> _Records provided_

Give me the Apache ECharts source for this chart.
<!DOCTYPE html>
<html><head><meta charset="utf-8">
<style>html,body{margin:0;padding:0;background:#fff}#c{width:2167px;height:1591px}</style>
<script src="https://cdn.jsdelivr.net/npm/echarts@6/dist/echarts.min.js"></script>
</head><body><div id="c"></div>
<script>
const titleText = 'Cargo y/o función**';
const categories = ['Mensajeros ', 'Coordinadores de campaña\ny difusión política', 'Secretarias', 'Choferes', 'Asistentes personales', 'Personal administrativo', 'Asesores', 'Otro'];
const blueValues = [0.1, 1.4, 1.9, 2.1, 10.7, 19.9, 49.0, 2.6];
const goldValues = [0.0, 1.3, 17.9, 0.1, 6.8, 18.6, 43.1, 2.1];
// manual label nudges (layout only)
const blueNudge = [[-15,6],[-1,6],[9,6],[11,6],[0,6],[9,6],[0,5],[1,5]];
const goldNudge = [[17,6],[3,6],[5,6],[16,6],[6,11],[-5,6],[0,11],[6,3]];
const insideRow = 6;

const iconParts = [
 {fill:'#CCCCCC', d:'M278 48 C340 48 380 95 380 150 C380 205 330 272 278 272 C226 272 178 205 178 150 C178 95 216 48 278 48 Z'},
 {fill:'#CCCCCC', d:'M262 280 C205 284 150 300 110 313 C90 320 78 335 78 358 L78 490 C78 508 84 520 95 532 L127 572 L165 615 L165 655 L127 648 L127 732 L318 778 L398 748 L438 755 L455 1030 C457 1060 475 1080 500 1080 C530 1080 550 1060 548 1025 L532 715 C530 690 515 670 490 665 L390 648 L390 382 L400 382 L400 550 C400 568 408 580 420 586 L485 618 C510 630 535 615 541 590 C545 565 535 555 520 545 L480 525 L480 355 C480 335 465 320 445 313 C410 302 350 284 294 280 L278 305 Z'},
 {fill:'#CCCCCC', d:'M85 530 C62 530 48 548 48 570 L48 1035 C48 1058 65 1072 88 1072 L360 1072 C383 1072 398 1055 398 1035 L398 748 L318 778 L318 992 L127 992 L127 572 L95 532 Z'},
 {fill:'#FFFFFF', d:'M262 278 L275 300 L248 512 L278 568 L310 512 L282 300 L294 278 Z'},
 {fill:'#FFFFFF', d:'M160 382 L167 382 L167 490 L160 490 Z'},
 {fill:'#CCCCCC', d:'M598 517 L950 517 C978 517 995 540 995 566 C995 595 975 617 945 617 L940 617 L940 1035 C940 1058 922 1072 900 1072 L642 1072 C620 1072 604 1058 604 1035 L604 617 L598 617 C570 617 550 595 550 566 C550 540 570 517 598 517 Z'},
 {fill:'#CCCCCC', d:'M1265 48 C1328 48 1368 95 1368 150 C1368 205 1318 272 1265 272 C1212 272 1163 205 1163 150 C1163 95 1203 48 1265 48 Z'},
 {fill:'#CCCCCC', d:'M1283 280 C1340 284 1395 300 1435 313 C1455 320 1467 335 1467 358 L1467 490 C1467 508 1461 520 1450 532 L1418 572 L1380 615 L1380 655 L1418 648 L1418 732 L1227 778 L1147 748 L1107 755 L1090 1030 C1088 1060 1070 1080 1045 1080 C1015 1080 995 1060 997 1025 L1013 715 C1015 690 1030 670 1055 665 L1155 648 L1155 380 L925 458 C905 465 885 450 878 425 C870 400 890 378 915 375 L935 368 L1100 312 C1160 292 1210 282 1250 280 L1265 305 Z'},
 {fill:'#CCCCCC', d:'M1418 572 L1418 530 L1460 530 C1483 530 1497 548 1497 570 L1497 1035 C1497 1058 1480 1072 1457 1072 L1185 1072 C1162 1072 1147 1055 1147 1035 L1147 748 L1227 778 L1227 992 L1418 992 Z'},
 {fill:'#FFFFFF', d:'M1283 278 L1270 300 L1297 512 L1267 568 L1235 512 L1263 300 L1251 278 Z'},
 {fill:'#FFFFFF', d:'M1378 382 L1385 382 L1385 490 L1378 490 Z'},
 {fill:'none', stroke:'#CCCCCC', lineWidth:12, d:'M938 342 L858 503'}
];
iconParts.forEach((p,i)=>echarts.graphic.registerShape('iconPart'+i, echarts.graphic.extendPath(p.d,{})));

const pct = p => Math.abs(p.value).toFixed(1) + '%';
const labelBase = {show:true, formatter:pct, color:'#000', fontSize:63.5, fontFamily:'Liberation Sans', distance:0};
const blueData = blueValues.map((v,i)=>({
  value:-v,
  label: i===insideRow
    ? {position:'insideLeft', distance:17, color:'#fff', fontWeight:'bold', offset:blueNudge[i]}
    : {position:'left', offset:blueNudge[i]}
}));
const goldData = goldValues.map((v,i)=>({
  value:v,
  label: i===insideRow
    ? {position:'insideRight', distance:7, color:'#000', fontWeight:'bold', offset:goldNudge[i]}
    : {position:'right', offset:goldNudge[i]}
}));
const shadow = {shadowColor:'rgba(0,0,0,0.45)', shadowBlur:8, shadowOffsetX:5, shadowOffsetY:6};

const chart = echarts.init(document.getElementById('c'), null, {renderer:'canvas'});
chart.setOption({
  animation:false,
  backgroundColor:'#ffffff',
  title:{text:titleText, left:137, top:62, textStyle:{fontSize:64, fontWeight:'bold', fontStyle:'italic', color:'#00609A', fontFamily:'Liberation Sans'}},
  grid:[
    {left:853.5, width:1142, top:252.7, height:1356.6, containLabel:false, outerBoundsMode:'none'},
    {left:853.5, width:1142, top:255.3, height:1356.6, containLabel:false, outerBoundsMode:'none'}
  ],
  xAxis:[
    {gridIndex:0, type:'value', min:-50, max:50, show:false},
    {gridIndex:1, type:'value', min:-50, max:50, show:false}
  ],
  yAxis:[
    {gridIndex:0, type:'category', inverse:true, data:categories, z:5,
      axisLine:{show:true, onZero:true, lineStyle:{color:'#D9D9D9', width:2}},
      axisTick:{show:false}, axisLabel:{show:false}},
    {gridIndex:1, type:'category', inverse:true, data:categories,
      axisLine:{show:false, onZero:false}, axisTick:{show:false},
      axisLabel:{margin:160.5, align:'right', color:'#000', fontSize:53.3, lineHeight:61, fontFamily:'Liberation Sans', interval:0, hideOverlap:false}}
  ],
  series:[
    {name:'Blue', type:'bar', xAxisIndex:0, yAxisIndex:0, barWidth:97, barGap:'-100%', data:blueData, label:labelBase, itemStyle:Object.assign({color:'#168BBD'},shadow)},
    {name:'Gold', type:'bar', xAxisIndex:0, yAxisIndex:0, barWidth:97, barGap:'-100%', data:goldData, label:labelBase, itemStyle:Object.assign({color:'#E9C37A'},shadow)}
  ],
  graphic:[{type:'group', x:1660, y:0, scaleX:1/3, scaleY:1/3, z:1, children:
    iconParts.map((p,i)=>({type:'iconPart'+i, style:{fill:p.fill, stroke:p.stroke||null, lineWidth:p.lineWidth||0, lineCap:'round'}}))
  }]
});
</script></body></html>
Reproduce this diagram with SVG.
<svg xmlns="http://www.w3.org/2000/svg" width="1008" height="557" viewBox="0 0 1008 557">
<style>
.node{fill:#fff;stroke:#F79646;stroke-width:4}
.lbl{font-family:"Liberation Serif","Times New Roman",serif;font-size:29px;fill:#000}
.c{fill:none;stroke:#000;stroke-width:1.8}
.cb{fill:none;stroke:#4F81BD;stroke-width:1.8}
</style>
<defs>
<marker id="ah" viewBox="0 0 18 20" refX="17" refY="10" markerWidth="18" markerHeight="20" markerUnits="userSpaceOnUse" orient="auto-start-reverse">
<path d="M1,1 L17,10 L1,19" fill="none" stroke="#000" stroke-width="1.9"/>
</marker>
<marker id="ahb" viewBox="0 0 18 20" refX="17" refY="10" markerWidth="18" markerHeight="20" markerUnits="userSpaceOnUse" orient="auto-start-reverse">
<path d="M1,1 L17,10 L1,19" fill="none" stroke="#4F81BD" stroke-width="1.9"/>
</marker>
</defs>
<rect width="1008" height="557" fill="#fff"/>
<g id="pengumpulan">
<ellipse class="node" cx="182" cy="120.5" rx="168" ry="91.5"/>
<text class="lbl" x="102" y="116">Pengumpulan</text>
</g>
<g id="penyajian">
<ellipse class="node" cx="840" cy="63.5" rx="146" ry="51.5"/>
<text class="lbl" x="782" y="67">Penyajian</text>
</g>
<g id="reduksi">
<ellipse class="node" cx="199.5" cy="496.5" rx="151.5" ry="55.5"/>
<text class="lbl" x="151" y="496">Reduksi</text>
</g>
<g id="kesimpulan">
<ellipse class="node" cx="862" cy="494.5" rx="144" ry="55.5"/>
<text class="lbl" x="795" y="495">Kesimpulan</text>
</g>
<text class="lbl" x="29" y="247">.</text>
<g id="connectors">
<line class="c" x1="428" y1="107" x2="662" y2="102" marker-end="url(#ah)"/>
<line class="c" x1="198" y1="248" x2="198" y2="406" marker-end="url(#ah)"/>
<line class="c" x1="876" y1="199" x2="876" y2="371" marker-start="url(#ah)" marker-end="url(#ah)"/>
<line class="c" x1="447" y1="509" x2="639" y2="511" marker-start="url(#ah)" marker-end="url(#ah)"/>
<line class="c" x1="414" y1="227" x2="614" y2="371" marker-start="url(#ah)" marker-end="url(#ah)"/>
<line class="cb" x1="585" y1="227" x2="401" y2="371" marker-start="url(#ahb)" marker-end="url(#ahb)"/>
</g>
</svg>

> _The task_
Return, please, the lines of the data from the first through the line containing "const insideRow = 6;", both kept, exactly as they stand and nothing more.

> _Problem solution_
Give me the Apache ECharts source for this chart.
<!DOCTYPE html>
<html><head><meta charset="utf-8">
<style>html,body{margin:0;padding:0;background:#fff}#c{width:2167px;height:1591px}</style>
<script src="https://cdn.jsdelivr.net/npm/echarts@6/dist/echarts.min.js"></script>
</head><body><div id="c"></div>
<script>
const titleText = 'Cargo y/o función**';
const categories = ['Mensajeros ', 'Coordinadores de campaña\ny difusión política', 'Secretarias', 'Choferes', 'Asistentes personales', 'Personal administrativo', 'Asesores', 'Otro'];
const blueValues = [0.1, 1.4, 1.9, 2.1, 10.7, 19.9, 49.0, 2.6];
const goldValues = [0.0, 1.3, 17.9, 0.1, 6.8, 18.6, 43.1, 2.1];
// manual label nudges (layout only)
const blueNudge = [[-15,6],[-1,6],[9,6],[11,6],[0,6],[9,6],[0,5],[1,5]];
const goldNudge = [[17,6],[3,6],[5,6],[16,6],[6,11],[-5,6],[0,11],[6,3]];
const insideRow = 6;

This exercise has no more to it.